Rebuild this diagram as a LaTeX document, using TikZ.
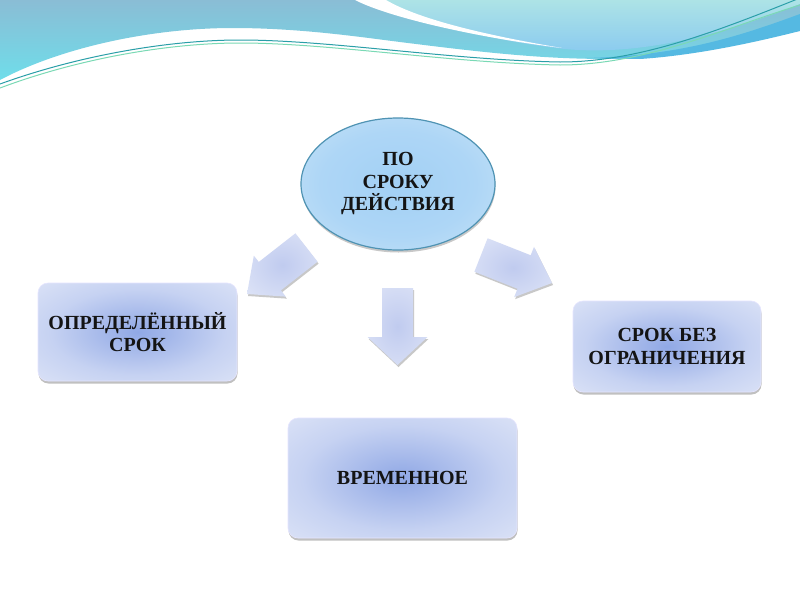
\documentclass[tikz,border=0pt]{standalone}
\usepackage{fontspec}
\setmainfont{Liberation Serif}
\usetikzlibrary{shapes.geometric,shadows,calc}
\definecolor{bandtop}{HTML}{8ABDD5}
\definecolor{bandbot}{HTML}{6FDDEA}
\definecolor{paletop}{HTML}{ADE3E6}
\definecolor{palebot}{HTML}{88C9F0}
\definecolor{wedge}{HTML}{55B9E2}
\definecolor{lineteal}{HTML}{2A9FA8}
\definecolor{linegreen}{HTML}{7AD9B5}
\definecolor{ellin}{HTML}{A2D0F5}
\definecolor{ellout}{HTML}{DDEEF9}
\definecolor{ellborder}{HTML}{4F93B3}
\definecolor{boxin}{HTML}{90A8E5}
\definecolor{boxmid}{HTML}{C6D2F2}
\definecolor{boxout}{HTML}{EEF1FA}
\definecolor{arrin}{HTML}{C0CBEF}
\definecolor{arrout}{HTML}{EAEEFA}
\definecolor{txt}{HTML}{141414}
\pgfdeclareradialshading{boxshade}{\pgfpoint{0bp}{0bp}}{color(0bp)=(boxin); color(22bp)=(boxmid); color(50bp)=(boxout); color(75bp)=(boxout)}
\pgfdeclareradialshading{ellshade}{\pgfpoint{0bp}{0bp}}{color(0bp)=(ellin); color(20bp)=(ellin!80!ellout); color(50bp)=(ellout); color(75bp)=(ellout)}
\pgfdeclareradialshading{arrshade}{\pgfpoint{0bp}{0bp}}{color(0bp)=(arrin); color(50bp)=(arrout); color(75bp)=(arrout)}
\newcommand\blockarrow[5]{%
  \coordinate (#1h) at ($(#2)!#5!(#1)$);
  \path[arrowbody]
    ($(#1)!#3!90:(#2)$) -- ($(#1h)!#3!-90:(#1)$) -- ($(#1h)!#4!-90:(#1)$) --
    (#2) -- ($(#1h)!#4!90:(#1)$) -- ($(#1h)!#3!90:(#1)$) --
    ($(#1)!#3!-90:(#2)$) -- cycle;
}
\begin{document}
\begin{tikzpicture}[x=1pt,y=-1pt,
  lbl/.style={font=\fontsize{20}{22.5}\selectfont\bfseries, text=txt, align=center},
  card/.style={lbl, rounded corners=10pt, shade, shading=boxshade,
    draw=white!90!blue, line width=0.6pt,
    drop shadow={shadow xshift=0.5pt, shadow yshift=-2.5pt, opacity=0.35, fill=black!70}},
  oval/.style={lbl, ellipse, inner sep=0pt, shade, shading=ellshade,
    draw=ellborder, line width=1.2pt,
    drop shadow={shadow xshift=0.5pt, shadow yshift=-2.5pt, opacity=0.3, fill=black!70}},
  arrowbody/.style={shade, shading=arrshade,
    drop shadow={shadow xshift=1pt, shadow yshift=-2pt, opacity=0.3, fill=black!70}}
]
\useasboundingbox (0,0) rectangle (800,600);
\fill[white] (0,0) rectangle (800,600);
% header
\shade[top color=bandtop, bottom color=bandbot]
  (0,80) .. controls (60,48) and (150,28) .. (233,28)
  .. controls (300,28) and (360,37) .. (400,42)
  .. controls (480,52) and (560,62) .. (640,58)
  .. controls (700,54) and (760,40) .. (800,30) -- (800,0) -- (0,0) -- cycle;
\shade[top color=paletop, bottom color=palebot]
  (370,0) .. controls (430,25) and (500,42) .. (565,49)
  .. controls (640,56) and (720,35) .. (800,4) -- (800,0) -- cycle;
\fill[white]
  (355,0) .. controls (390,18) and (480,38) .. (562,48)
  .. controls (490,36) and (420,20) .. (386,0) -- cycle;
\fill[wedge]
  (585,58) .. controls (680,56) and (740,36) .. (800,14) -- (800,31)
  .. controls (760,41) and (700,55) .. (640,59) -- cycle;
\draw[lineteal, line width=1pt]
  (0,84) .. controls (80,55) and (170,40) .. (240,40)
  .. controls (330,40) and (450,60) .. (560,62)
  .. controls (640,62) and (720,30) .. (800,-2);
\draw[linegreen, line width=1pt]
  (0,88) .. controls (80,58) and (170,43) .. (240,43)
  .. controls (330,43) and (450,63) .. (560,65)
  .. controls (645,65) and (725,28) .. (800,5);
% arrows
\coordinate (da) at (397.5,288);
\coordinate (db) at (397.5,365);
\coordinate (la) at (306.5,247.5);
\coordinate (lb) at (247,294);
\coordinate (ra) at (481,255);
\coordinate (rb) at (552,283);
\blockarrow{da}{db}{15.5pt}{30pt}{28pt}
\blockarrow{la}{lb}{18pt}{26pt}{29pt}
\blockarrow{ra}{rb}{18pt}{27pt}{30pt}
% nodes
\node[oval, minimum width=194pt, minimum height=132pt] (root) at (398,184) {ПО\\СРОКУ\\ДЕЙСТВИЯ};
\node[card, minimum width=199pt, minimum height=98pt] (def) at (137.5,332) {ОПРЕДЕЛЁННЫЙ\\СРОК};
\node[card, minimum width=188pt, minimum height=91pt] (unl) at (667,346.5) {СРОК БЕЗ\\ОГРАНИЧЕНИЯ};
\node[card, minimum width=229pt, minimum height=120pt] (tmp) at (402.5,478) {ВРЕМЕННОЕ};
\end{tikzpicture}
\end{document}
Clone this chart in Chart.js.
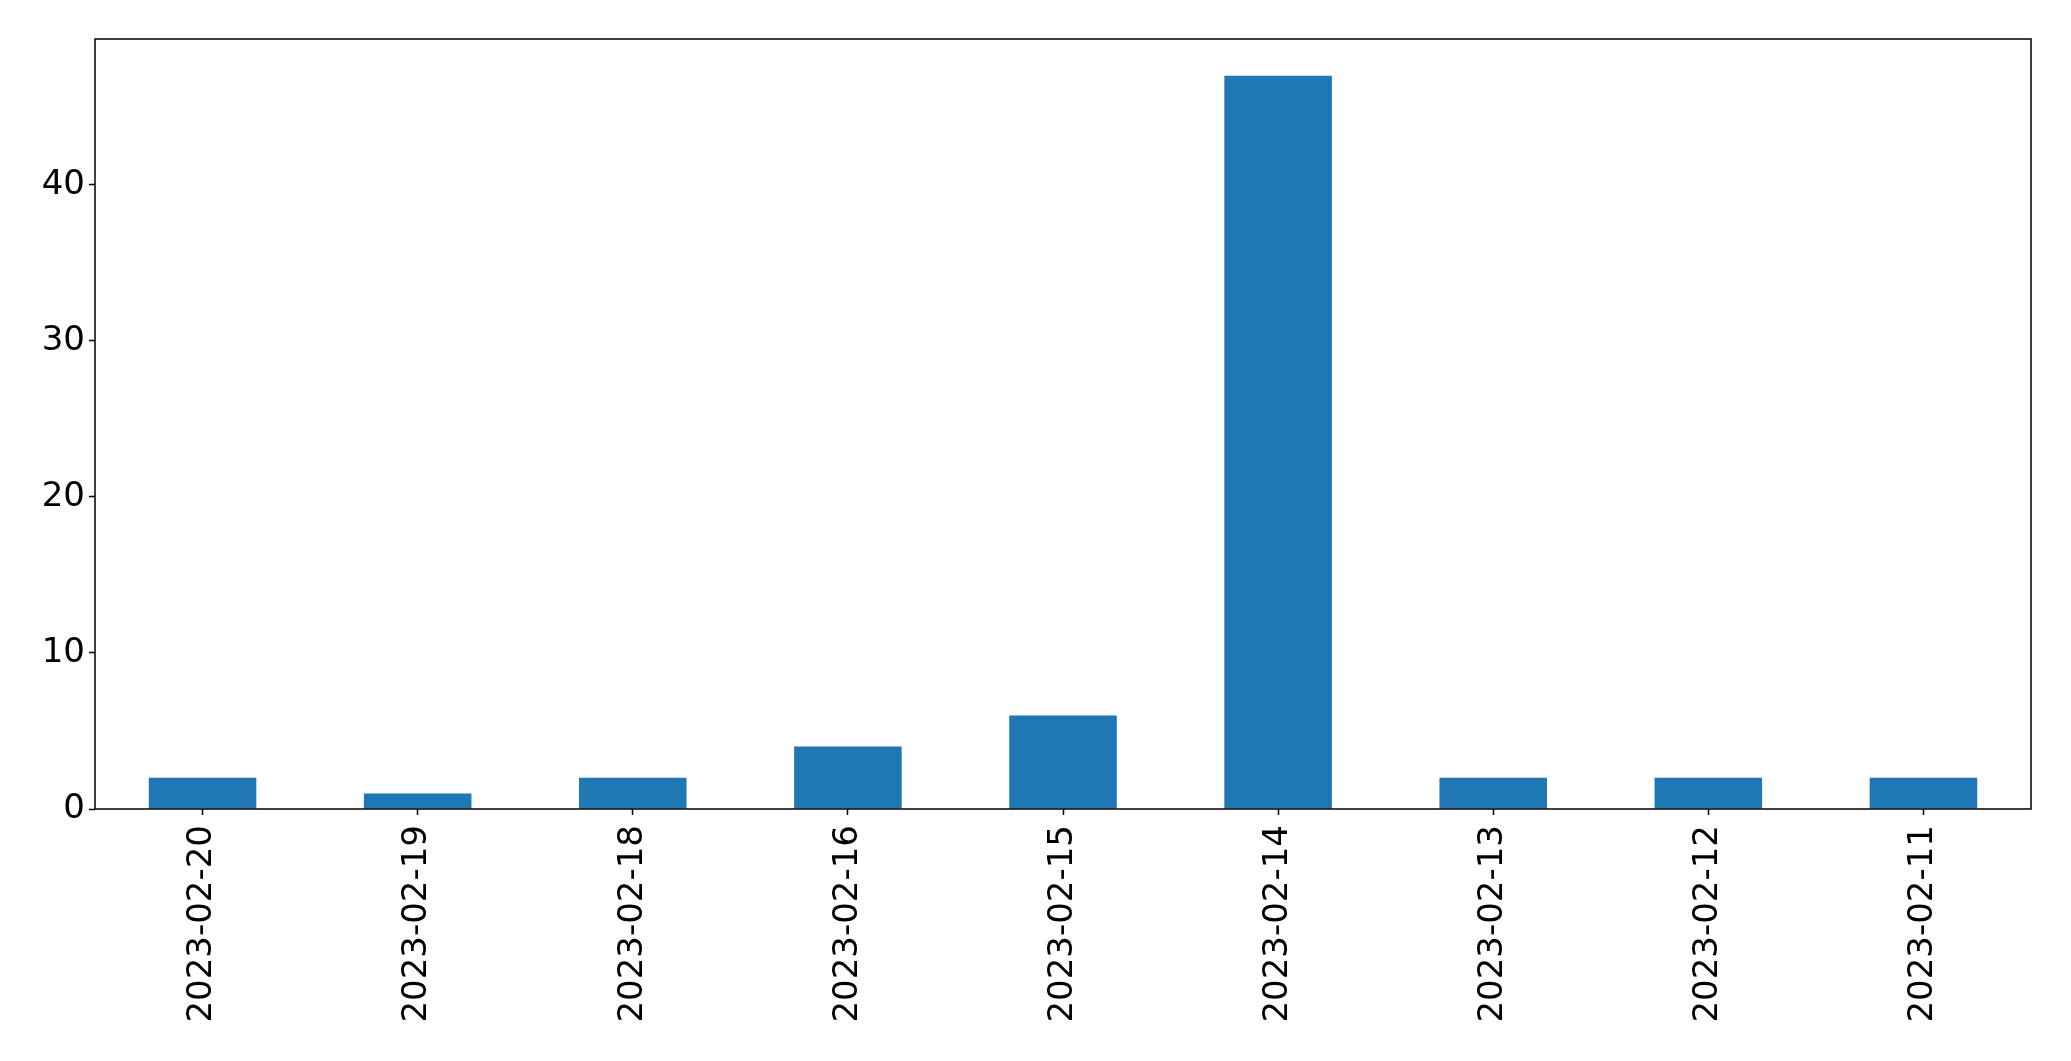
◆ ◆ ◆ ◆
> **Directions**: Exclude the pictures and transcribe all of the entries exactly.

> **Output for this task**:
Rebuild this diagram as a LaTeX document, using TikZ.
\documentclass[tikz,border=0pt]{standalone}
\usepackage{fontspec}
\setmainfont{Liberation Serif}
\usetikzlibrary{shapes.geometric,shadows,calc}
\definecolor{bandtop}{HTML}{8ABDD5}
\definecolor{bandbot}{HTML}{6FDDEA}
\definecolor{paletop}{HTML}{ADE3E6}
\definecolor{palebot}{HTML}{88C9F0}
\definecolor{wedge}{HTML}{55B9E2}
\definecolor{lineteal}{HTML}{2A9FA8}
\definecolor{linegreen}{HTML}{7AD9B5}
\definecolor{ellin}{HTML}{A2D0F5}
\definecolor{ellout}{HTML}{DDEEF9}
\definecolor{ellborder}{HTML}{4F93B3}
\definecolor{boxin}{HTML}{90A8E5}
\definecolor{boxmid}{HTML}{C6D2F2}
\definecolor{boxout}{HTML}{EEF1FA}
\definecolor{arrin}{HTML}{C0CBEF}
\definecolor{arrout}{HTML}{EAEEFA}
\definecolor{txt}{HTML}{141414}
\pgfdeclareradialshading{boxshade}{\pgfpoint{0bp}{0bp}}{color(0bp)=(boxin); color(22bp)=(boxmid); color(50bp)=(boxout); color(75bp)=(boxout)}
\pgfdeclareradialshading{ellshade}{\pgfpoint{0bp}{0bp}}{color(0bp)=(ellin); color(20bp)=(ellin!80!ellout); color(50bp)=(ellout); color(75bp)=(ellout)}
\pgfdeclareradialshading{arrshade}{\pgfpoint{0bp}{0bp}}{color(0bp)=(arrin); color(50bp)=(arrout); color(75bp)=(arrout)}
\newcommand\blockarrow[5]{%
  \coordinate (#1h) at ($(#2)!#5!(#1)$);
  \path[arrowbody]
    ($(#1)!#3!90:(#2)$) -- ($(#1h)!#3!-90:(#1)$) -- ($(#1h)!#4!-90:(#1)$) --
    (#2) -- ($(#1h)!#4!90:(#1)$) -- ($(#1h)!#3!90:(#1)$) --
    ($(#1)!#3!-90:(#2)$) -- cycle;
}
\begin{document}
\begin{tikzpicture}[x=1pt,y=-1pt,
  lbl/.style={font=\fontsize{20}{22.5}\selectfont\bfseries, text=txt, align=center},
  card/.style={lbl, rounded corners=10pt, shade, shading=boxshade,
    draw=white!90!blue, line width=0.6pt,
    drop shadow={shadow xshift=0.5pt, shadow yshift=-2.5pt, opacity=0.35, fill=black!70}},
  oval/.style={lbl, ellipse, inner sep=0pt, shade, shading=ellshade,
    draw=ellborder, line width=1.2pt,
    drop shadow={shadow xshift=0.5pt, shadow yshift=-2.5pt, opacity=0.3, fill=black!70}},
  arrowbody/.style={shade, shading=arrshade,
    drop shadow={shadow xshift=1pt, shadow yshift=-2pt, opacity=0.3, fill=black!70}}
]
\useasboundingbox (0,0) rectangle (800,600);
\fill[white] (0,0) rectangle (800,600);
% header
\shade[top color=bandtop, bottom color=bandbot]
  (0,80) .. controls (60,48) and (150,28) .. (233,28)
  .. controls (300,28) and (360,37) .. (400,42)
  .. controls (480,52) and (560,62) .. (640,58)
  .. controls (700,54) and (760,40) .. (800,30) -- (800,0) -- (0,0) -- cycle;
\shade[top color=paletop, bottom color=palebot]
  (370,0) .. controls (430,25) and (500,42) .. (565,49)
  .. controls (640,56) and (720,35) .. (800,4) -- (800,0) -- cycle;
\fill[white]
  (355,0) .. controls (390,18) and (480,38) .. (562,48)
  .. controls (490,36) and (420,20) .. (386,0) -- cycle;
\fill[wedge]
  (585,58) .. controls (680,56) and (740,36) .. (800,14) -- (800,31)
  .. controls (760,41) and (700,55) .. (640,59) -- cycle;
\draw[lineteal, line width=1pt]
  (0,84) .. controls (80,55) and (170,40) .. (240,40)
  .. controls (330,40) and (450,60) .. (560,62)
  .. controls (640,62) and (720,30) .. (800,-2);
\draw[linegreen, line width=1pt]
  (0,88) .. controls (80,58) and (170,43) .. (240,43)
  .. controls (330,43) and (450,63) .. (560,65)
  .. controls (645,65) and (725,28) .. (800,5);
% arrows
\coordinate (da) at (397.5,288);
\coordinate (db) at (397.5,365);
\coordinate (la) at (306.5,247.5);
\coordinate (lb) at (247,294);
\coordinate (ra) at (481,255);
\coordinate (rb) at (552,283);
\blockarrow{da}{db}{15.5pt}{30pt}{28pt}
\blockarrow{la}{lb}{18pt}{26pt}{29pt}
\blockarrow{ra}{rb}{18pt}{27pt}{30pt}
% nodes
\node[oval, minimum width=194pt, minimum height=132pt] (root) at (398,184) {ПО\\СРОКУ\\ДЕЙСТВИЯ};
\node[card, minimum width=199pt, minimum height=98pt] (def) at (137.5,332) {ОПРЕДЕЛЁННЫЙ\\СРОК};
\node[card, minimum width=188pt, minimum height=91pt] (unl) at (667,346.5) {СРОК БЕЗ\\ОГРАНИЧЕНИЯ};
\node[card, minimum width=229pt, minimum height=120pt] (tmp) at (402.5,478) {ВРЕМЕННОЕ};
\end{tikzpicture}
\end{document}
Clone this chart in Chart.js.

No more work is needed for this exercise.